Collected material>

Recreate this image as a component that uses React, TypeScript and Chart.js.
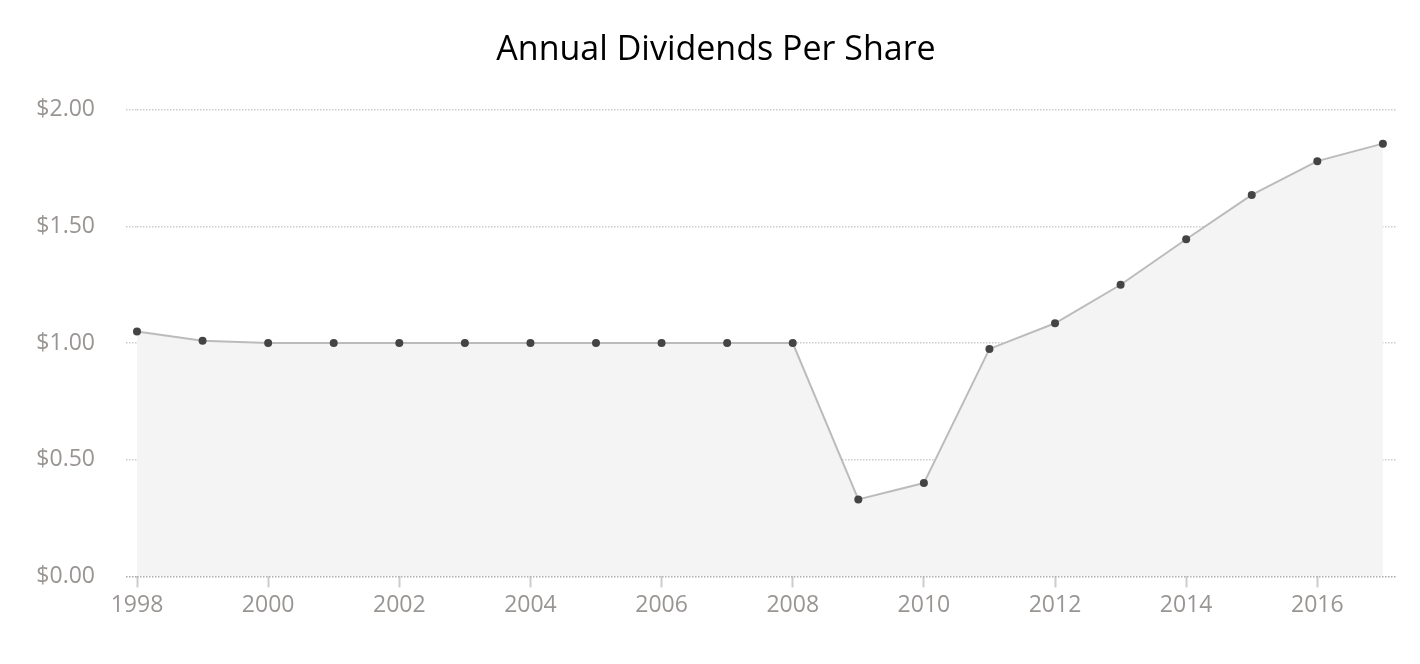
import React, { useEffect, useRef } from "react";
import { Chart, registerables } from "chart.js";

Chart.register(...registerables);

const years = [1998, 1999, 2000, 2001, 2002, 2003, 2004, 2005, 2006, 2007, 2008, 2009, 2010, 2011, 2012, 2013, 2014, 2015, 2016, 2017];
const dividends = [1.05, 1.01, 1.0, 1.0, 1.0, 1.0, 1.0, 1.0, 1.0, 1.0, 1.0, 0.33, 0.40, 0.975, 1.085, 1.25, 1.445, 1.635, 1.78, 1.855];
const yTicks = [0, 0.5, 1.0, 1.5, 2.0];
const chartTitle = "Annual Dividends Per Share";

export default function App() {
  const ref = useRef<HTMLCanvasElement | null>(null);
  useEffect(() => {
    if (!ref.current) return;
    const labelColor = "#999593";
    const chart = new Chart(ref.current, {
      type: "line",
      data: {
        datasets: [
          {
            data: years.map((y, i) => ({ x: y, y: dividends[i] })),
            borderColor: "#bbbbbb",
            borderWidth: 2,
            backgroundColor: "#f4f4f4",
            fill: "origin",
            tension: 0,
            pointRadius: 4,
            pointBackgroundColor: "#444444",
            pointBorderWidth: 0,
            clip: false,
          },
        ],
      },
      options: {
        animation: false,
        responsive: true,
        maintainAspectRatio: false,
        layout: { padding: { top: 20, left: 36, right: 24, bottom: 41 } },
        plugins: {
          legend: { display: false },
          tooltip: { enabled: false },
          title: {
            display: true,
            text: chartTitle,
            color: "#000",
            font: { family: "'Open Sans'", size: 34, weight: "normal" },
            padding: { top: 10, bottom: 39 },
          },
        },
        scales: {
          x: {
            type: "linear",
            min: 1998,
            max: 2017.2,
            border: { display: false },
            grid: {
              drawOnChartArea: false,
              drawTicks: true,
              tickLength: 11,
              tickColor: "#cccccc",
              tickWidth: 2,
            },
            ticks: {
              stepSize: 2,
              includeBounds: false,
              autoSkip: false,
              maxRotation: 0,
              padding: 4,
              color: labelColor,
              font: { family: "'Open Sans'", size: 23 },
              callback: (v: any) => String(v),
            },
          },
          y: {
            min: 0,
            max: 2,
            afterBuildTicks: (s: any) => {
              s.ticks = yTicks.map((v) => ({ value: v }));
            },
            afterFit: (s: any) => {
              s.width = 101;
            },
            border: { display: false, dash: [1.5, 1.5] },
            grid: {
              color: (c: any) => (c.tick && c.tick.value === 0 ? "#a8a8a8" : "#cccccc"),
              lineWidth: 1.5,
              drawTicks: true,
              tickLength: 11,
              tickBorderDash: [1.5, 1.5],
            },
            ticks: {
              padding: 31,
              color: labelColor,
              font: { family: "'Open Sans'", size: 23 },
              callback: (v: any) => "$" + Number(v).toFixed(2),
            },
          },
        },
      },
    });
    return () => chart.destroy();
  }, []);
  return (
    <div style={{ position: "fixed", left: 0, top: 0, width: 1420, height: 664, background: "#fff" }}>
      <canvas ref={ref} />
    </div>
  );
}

Aim> Without the pictures, transcribe the listing above exactly.

Correct response>
Recreate this image as a component that uses React, TypeScript and Chart.js.
import React, { useEffect, useRef } from "react";
import { Chart, registerables } from "chart.js";

Chart.register(...registerables);

const years = [1998, 1999, 2000, 2001, 2002, 2003, 2004, 2005, 2006, 2007, 2008, 2009, 2010, 2011, 2012, 2013, 2014, 2015, 2016, 2017];
const dividends = [1.05, 1.01, 1.0, 1.0, 1.0, 1.0, 1.0, 1.0, 1.0, 1.0, 1.0, 0.33, 0.40, 0.975, 1.085, 1.25, 1.445, 1.635, 1.78, 1.855];
const yTicks = [0, 0.5, 1.0, 1.5, 2.0];
const chartTitle = "Annual Dividends Per Share";

export default function App() {
  const ref = useRef<HTMLCanvasElement | null>(null);
  useEffect(() => {
    if (!ref.current) return;
    const labelColor = "#999593";
    const chart = new Chart(ref.current, {
      type: "line",
      data: {
        datasets: [
          {
            data: years.map((y, i) => ({ x: y, y: dividends[i] })),
            borderColor: "#bbbbbb",
            borderWidth: 2,
            backgroundColor: "#f4f4f4",
            fill: "origin",
            tension: 0,
            pointRadius: 4,
            pointBackgroundColor: "#444444",
            pointBorderWidth: 0,
            clip: false,
          },
        ],
      },
      options: {
        animation: false,
        responsive: true,
        maintainAspectRatio: false,
        layout: { padding: { top: 20, left: 36, right: 24, bottom: 41 } },
        plugins: {
          legend: { display: false },
          tooltip: { enabled: false },
          title: {
            display: true,
            text: chartTitle,
            color: "#000",
            font: { family: "'Open Sans'", size: 34, weight: "normal" },
            padding: { top: 10, bottom: 39 },
          },
        },
        scales: {
          x: {
            type: "linear",
            min: 1998,
            max: 2017.2,
            border: { display: false },
            grid: {
              drawOnChartArea: false,
              drawTicks: true,
              tickLength: 11,
              tickColor: "#cccccc",
              tickWidth: 2,
            },
            ticks: {
              stepSize: 2,
              includeBounds: false,
              autoSkip: false,
              maxRotation: 0,
              padding: 4,
              color: labelColor,
              font: { family: "'Open Sans'", size: 23 },
              callback: (v: any) => String(v),
            },
          },
          y: {
            min: 0,
            max: 2,
            afterBuildTicks: (s: any) => {
              s.ticks = yTicks.map((v) => ({ value: v }));
            },
            afterFit: (s: any) => {
              s.width = 101;
            },
            border: { display: false, dash: [1.5, 1.5] },
            grid: {
              color: (c: any) => (c.tick && c.tick.value === 0 ? "#a8a8a8" : "#cccccc"),
              lineWidth: 1.5,
              drawTicks: true,
              tickLength: 11,
              tickBorderDash: [1.5, 1.5],
            },
            ticks: {
              padding: 31,
              color: labelColor,
              font: { family: "'Open Sans'", size: 23 },
              callback: (v: any) => "$" + Number(v).toFixed(2),
            },
          },
        },
      },
    });
    return () => chart.destroy();
  }, []);
  return (
    <div style={{ position: "fixed", left: 0, top: 0, width: 1420, height: 664, background: "#fff" }}>
      <canvas ref={ref} />
    </div>
  );
}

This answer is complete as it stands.